Audio

It’s Halloween (Stop Look and Listen)

TRACK #329: 

It’s Halloween (Stop Look and Listen) by Pete Antell

Since everyone’s all Myersed-up right now from Halloween Ends and Fallacy and since over here (a year behind) we’re still yakin’ about Halloween Kills, we thought it’d be a perfect time to drop this addition.

One of the few moments of genuine interest I experienced while watching Halloween Kills last year was the introduction of Big John. A curious tune began to play during the establishing shots of the Myers house. A tune I was unfamiliar with. Even as it played, I couldn’t quite tell if it was a bonafide Halloween oldie I had just never heard before or some new song made to sound old.

I stayed through the whole credits of that dumb movie just to find out the name of that song.

Turns out it was It’s Halloween (Stop Look, and Listen) by Pete Antell, and the answer to that question, evidently, is somewhere right in the middle.

The song was apparently written by musician and band leader Raymond “Dutch” Wolff way back in 1952. According to his daughter, Melora (who provides several bits of interesting history via the YouTube listing where this song debuted) it was a tune he used to sing to the children when they were all young.

However, the song was never actually recorded. At least it hadn’t been until Wolff’s friend, a musician/singer/songwriter and producer named Pete Antell urged him to lay down the track.

So, they all set about recording it, getting the old band back together as it were, with Pete on vocals and Ray himself firing up the sax. They then released the track in 2012 on YouTube, where it stayed, mostly under the radar, for almost 10 years until it magically appeared in David Gordon Green’s Halloween Kills.
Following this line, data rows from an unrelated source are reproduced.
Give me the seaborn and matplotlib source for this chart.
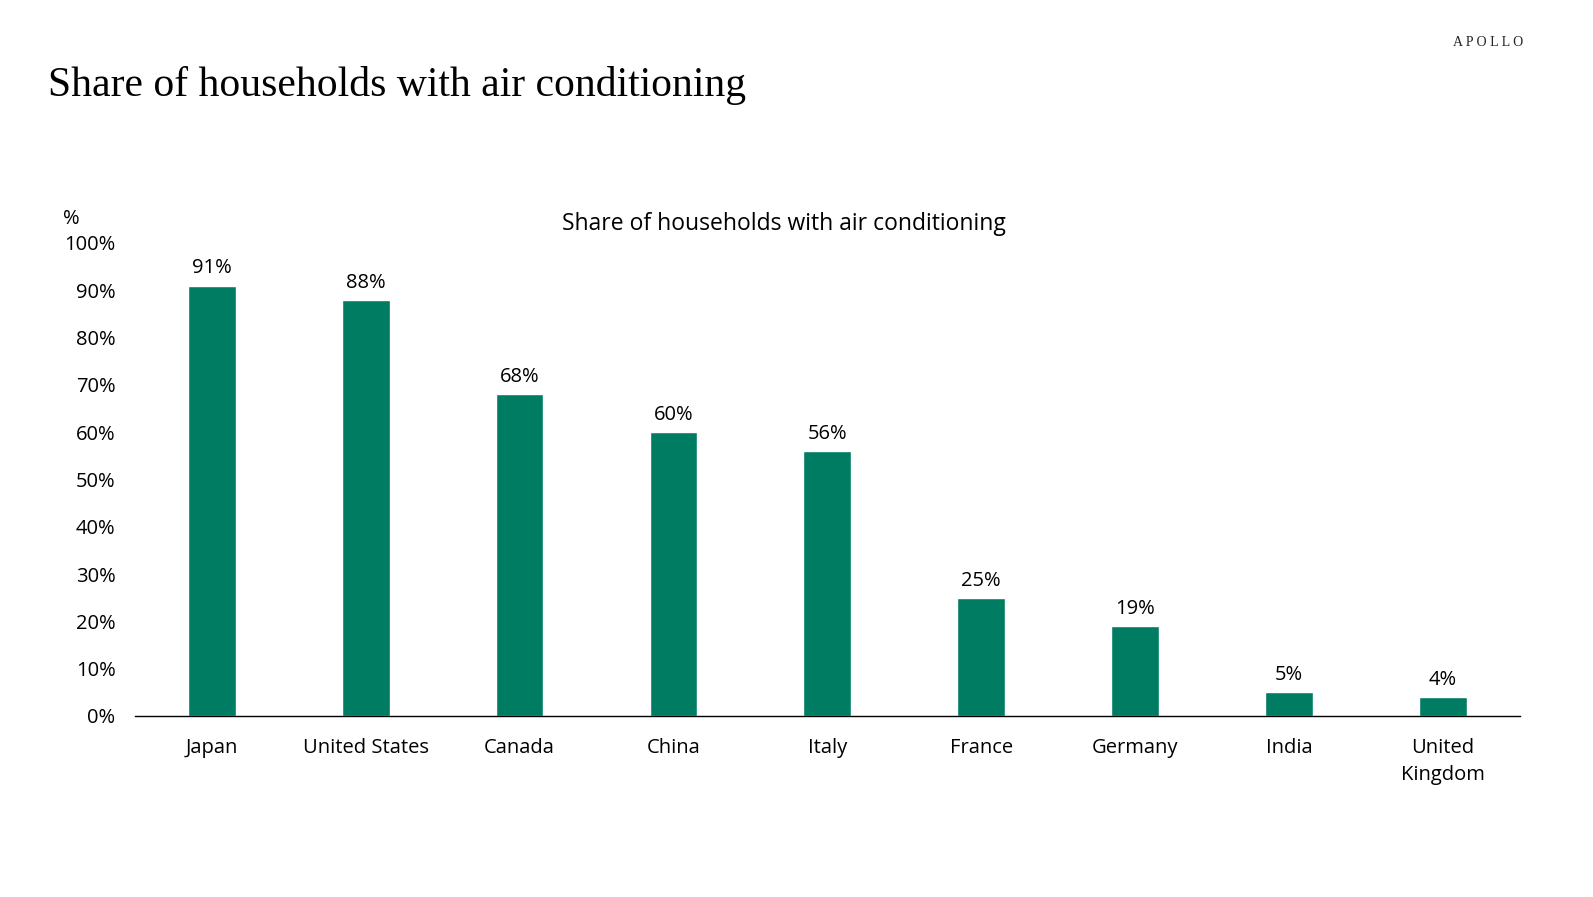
import matplotlib
matplotlib.use("Agg")
import matplotlib.pyplot as plt
import seaborn as sns
import pandas as pd

countries = ["Japan", "United States", "Canada", "China", "Italy", "France",
             "Germany", "India", "United\nKingdom"]
shares = [91, 88, 68, 60, 56, 25, 19, 5, 4]
y_ticks = [0, 10, 20, 30, 40, 50, 60, 70, 80, 90, 100]

df = pd.DataFrame({"country": countries, "share": shares})

sns.set_theme(style="white")
plt.rcParams["font.family"] = ["Open Sans", "DejaVu Sans"]

fig = plt.figure(figsize=(15.93, 8.97), dpi=100)
ax = fig.add_axes([0.0847, 0.2018, 0.8693, 0.5273])

sns.barplot(data=df, x="country", y="share", color="#007C63", width=0.31,
            saturation=1, ax=ax)

for i, v in enumerate(shares):
    ax.text(i, v + 1.5, f"{v}%", ha="center", va="bottom", fontsize=14.5,
            color="black")

ax.set_xlim(-0.5, 8.5)
ax.set_ylim(0, 100)
ax.set_yticks(y_ticks)
ax.set_yticklabels([f"{t}%" for t in y_ticks], fontsize=14.5)
ax.tick_params(axis="x", labelsize=14.5, length=0, pad=16, colors="black")
ax.tick_params(axis="y", length=0, pad=14, colors="black")
for lbl in ax.get_xticklabels():
    lbl.set_linespacing(1.45)
ax.set_xlabel("")
ax.set_ylabel("")
for s in ["top", "right", "left"]:
    ax.spines[s].set_visible(False)
ax.spines["bottom"].set_color("black")
ax.spines["bottom"].set_linewidth(1.0)

ax.text(-0.046, 1.03, "%", transform=ax.transAxes, fontsize=14.5, ha="center",
        va="bottom", color="black")
fig.text(0.492, 0.750, "Share of households with air conditioning",
         ha="center", va="center", fontsize=16.5, color="black")

fig.text(0.030, 0.905, "Share of households with air conditioning",
         ha="left", va="center", fontsize=30, family="Liberation Serif",
         color="black")
fig.text(0.956, 0.953, "A P O L L O", ha="right", va="center", fontsize=10,
         family="Liberation Serif", color="#222222")

fig.savefig("out.png", dpi=100)
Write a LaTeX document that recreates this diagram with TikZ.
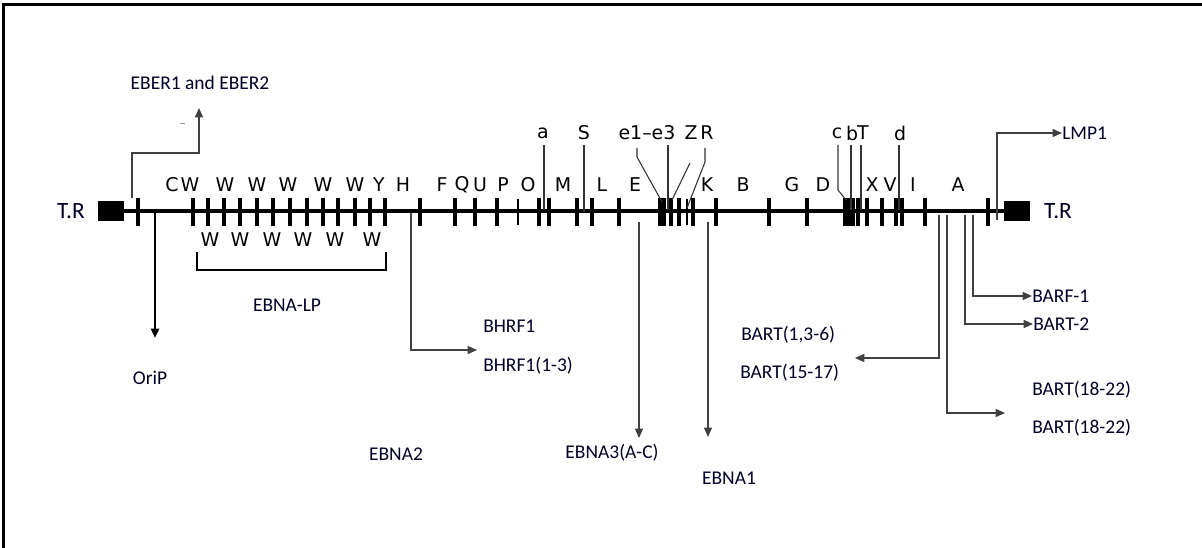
\documentclass[tikz,border=0pt]{standalone}
\usepackage{fontspec}
\setmainfont{Carlito}
\newfontfamily\mapfont{DejaVu Sans}
\usetikzlibrary{arrows.meta}
\begin{document}
\begin{tikzpicture}[x=0.75pt,y=-0.75pt,
  lbl/.style={inner sep=0pt,font=\fontsize{14.6}{16}\selectfont,text=black!85!blue},
  tr/.style={inner sep=0pt,font=\fontsize{17.5}{19}\selectfont,text=black!85!blue},
  mapl/.style={inner sep=0pt,font=\mapfont\fontsize{14.2}{16}\selectfont},
  tick/.style={line width=3pt},
  thintick/.style={line width=1.6pt},
  ptr/.style={line width=0.8pt,black!80},
  arr/.style={line width=0.9pt,black!75,-{Triangle[length=7pt,width=6pt]}},
  frameline/.style={line width=2pt}]
\useasboundingbox (0,0) rectangle (1202,548);
% frame
\draw[frameline] (3.5,548) -- (3.5,4.5) -- (1202,4.5);
% main line and end boxes
\coordinate (L) at (124,211);
\coordinate (R) at (1004,211);
\draw[line width=3.2pt] (L) -- (R);
\node[fill=black,minimum width=19.5pt,minimum height=15.5pt,inner sep=0pt] (boxL) at (111,211) {};
\node[fill=black,minimum width=19.5pt,minimum height=15.5pt,inner sep=0pt] (boxR) at (1017,211) {};
\node[tr] (trL) at (71,211) {T.R};
\node[tr] (trR) at (1058,211) {T.R};
% ticks
\foreach \x in {138,193,208,224,240,257,273,290,307,323,338,355,370,385,420,455,475,497,539,549,577,592,619,660,664,671,679,693,716,769,807,845,849,853,858,867,882,896,902,925,988}
  \draw[tick] (\x,198) -- (\x,226);
\foreach \x in {518,687}
  \draw[thintick] (\x,199) -- (\x,225);
% upper letters
\foreach \x/\t in {172/C,190/W,225/W,257/W,288/W,323/W,355/W,379/Y,403/H,442/F,462/Q,480/U,503/P,528/O,563/M,602/L,635/E,707/K,743/B,792/G,823/D,872/X,890/V,913/I,958/A}
  \node[mapl] at (\x,185) {\t};
% lower W
\foreach \x in {210,240,272,303,335,372}
  \node[mapl] at (\x,240) {W};
% top labels
\node[mapl] (la) at (543,133) {a};
\node[mapl] (lS) at (584,133) {S};
\node[mapl] (le) at (647,133) {e1–e3};
\node[mapl] (lZ) at (691,133) {Z};
\node[mapl] (lR) at (707,133) {R};
\node[mapl] (lc) at (837,133) {c};
\node[mapl] (lb) at (852,133) {b};
\node[mapl] (lT) at (863,133) {T};
\node[mapl] (ld) at (900,133) {d};
% pointer lines
\draw[ptr] (544,145) -- (544,210);
\draw[ptr] (584,145) -- (584,212);
\draw[ptr] (637,148) -- (637,157) -- (662,202);
\draw[ptr] (668,145) -- (668,210);
\draw[ptr] (690,163) -- (672,200);
\draw[ptr] (705,148) -- (705,162) -- (687,208);
\draw[ptr] (838,145) -- (838,190) -- (846,200);
\draw[ptr] (851,145) -- (851,210);
\draw[ptr] (861,145) -- (861,210);
\draw[ptr] (899,145) -- (899,210);
% EBER
\node[lbl] (eber) at (200,83) {EBER1 and EBER2};
\coordinate (eberS) at (132,198);
\coordinate (eberT) at (199,108);
\draw[arr,line width=1.2pt] (eberS) -- (132,153) -- (199,153) -- (eberT);
\draw[black!40,line width=0.6pt] (180,123) -- (185,123);
% OriP
\node[lbl] (orip) at (150,378) {OriP};
\coordinate (oriS) at (155,213);
\coordinate (oriT) at (155,338);
\draw[arr,line width=2pt,black] (oriS) -- (oriT);
% EBNA-LP bracket
\coordinate (brL) at (197,252);
\coordinate (brR) at (386,252);
\draw[line width=1.5pt] (brL) -- (197,270) -- (386,270) -- (brR);
\node[lbl] (ebnalp) at (287,305) {EBNA-LP};
% BHRF1
\node[lbl,anchor=west] (bhrf) at (483,326) {BHRF1};
\node[lbl,anchor=west] (bhrf13) at (483,366) {BHRF1(1-3)};
\coordinate (bhS) at (411,213);
\coordinate (bhT) at (477,350);
\draw[arr] (bhS) -- (411,350) -- (bhT);
% EBNA2
\node[lbl] (ebna2) at (396,454) {EBNA2};
% EBNA3
\node[lbl] (ebna3) at (612,453) {EBNA3(A-C)};
\coordinate (e3S) at (639,222);
\coordinate (e3T) at (639,438);
\draw[arr] (e3S) -- (e3T);
% EBNA1
\node[lbl] (ebna1) at (729,478) {EBNA1};
\coordinate (e1S) at (708,222);
\coordinate (e1T) at (708,437);
\draw[arr] (e1S) -- (e1T);
% BART
\node[lbl,anchor=west] (bart1) at (741,335) {BART(1,3-6)};
\node[lbl,anchor=west] (bart15) at (740,373) {BART(15-17)};
\coordinate (bLS) at (939,215);
\coordinate (bLT) at (855,358);
\draw[arr] (bLS) -- (939,358) -- (bLT);
\node[lbl,anchor=west] (bart18a) at (1032,390) {BART(18-22)};
\node[lbl,anchor=west] (bart18b) at (1032,428) {BART(18-22)};
\coordinate (bRS) at (947,215);
\coordinate (bRT) at (1005,413);
\draw[arr] (bRS) -- (947,413) -- (bRT);
\node[lbl,anchor=west] (bart2) at (1033,324) {BART-2};
\coordinate (b2S) at (965,215);
\draw[arr] (b2S) -- (965,324) -- (bart2.west);
\node[lbl,anchor=west] (barf) at (1032,296) {BARF-1};
\coordinate (bfS) at (973,215);
\draw[arr] (bfS) -- (973,296) -- (barf.west);
% LMP1
\node[lbl,anchor=west] (lmp) at (1062,133) {LMP1};
\coordinate (lmS) at (997,220);
\draw[arr] (lmS) -- (997,133) -- (lmp.west);
\end{tikzpicture}
\end{document}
Then, it blew up. Thousands upon thousands of views and hundreds upon hundreds of comments demanding the song be released later, Pete and company dropped a digital single onto streaming platforms within a couple of weeks.

Curiously though, they changed the name of the song to Stop Look and Listen, It’s Halloween for its official release. I’m not sure why exactly, and I rather prefer it’s original title, but hey, it’s their tune.

Pete is kind enough to pop into his own YouTube comments thread at times, but most of his responses are terse and lack elaboration. Trust me, I read through all 800 and whatever of them just to try to dig up information on this track.

And though I’m sure you’re aware, I’d just like to say here, a YouTube comments section is an awful place to spend any amount of time.

Pro-tip for young YouTubers reading: no one gives a shit why you’re there watching a video, or even that you are. Please refrain from wasting peoples time and bandwidth with the unnecessary and tiresome “Here cause of Halloween Kills.” Yeah, no shit.

Oh, and I’d like to double that sentiment for the even more annoying “POV” prefaced “no one was watching this video until Halloween Kills.” Again, no shit, jackass. And that includes you, nimrod. Just watch the video, thumb it up and move the fuck along. Yikes.

My apologies. I just felt particularly stupefied after wading through that insipid thread for nuggets of information that were few and far between. Back to the tune!

So, though it was recorded only 10 years ago, this number has all the Hallmarks of a jazzy tune written in 1952. It’s a little piece of nostalgia that taps right into the heart of an old time Halloween, cause that’s where it originated. And I doubt I’m in the minority when I say that this, not even this scene, but exclusively this song, is the best thing Halloween Kills has to offer.

So we’ve peppered it with some H43 samples and used the original title here, as it is listed in the film, cause old or not, you got a bonafide inclusive Halloween track on your hands now.

Lead in by hometown hero Willy the Kid, on WURG, Haddonfield’s home for rock, which makes a sneeze and you’d miss it appearance there in Kills. You can expect to hear a little more Willy next year, cause you know there’s nothing we like more around here than Horror movie DJs. And Halloween Ends put Willie right in the drivers seat, as he opened up that whole shitshow with the Halloween monster party playlist staple and Shindig bullpenner Midnight Monster Hop by Jack and Jim. Which, true to the precedent set by its predecessor, is the single best part of that whole movie.

We got kind of a Halloween thing happening here right now, so we’ll just have to leave that ditty in the pen for one more year.

Until then, stop look and listen…it’s almost Halloween!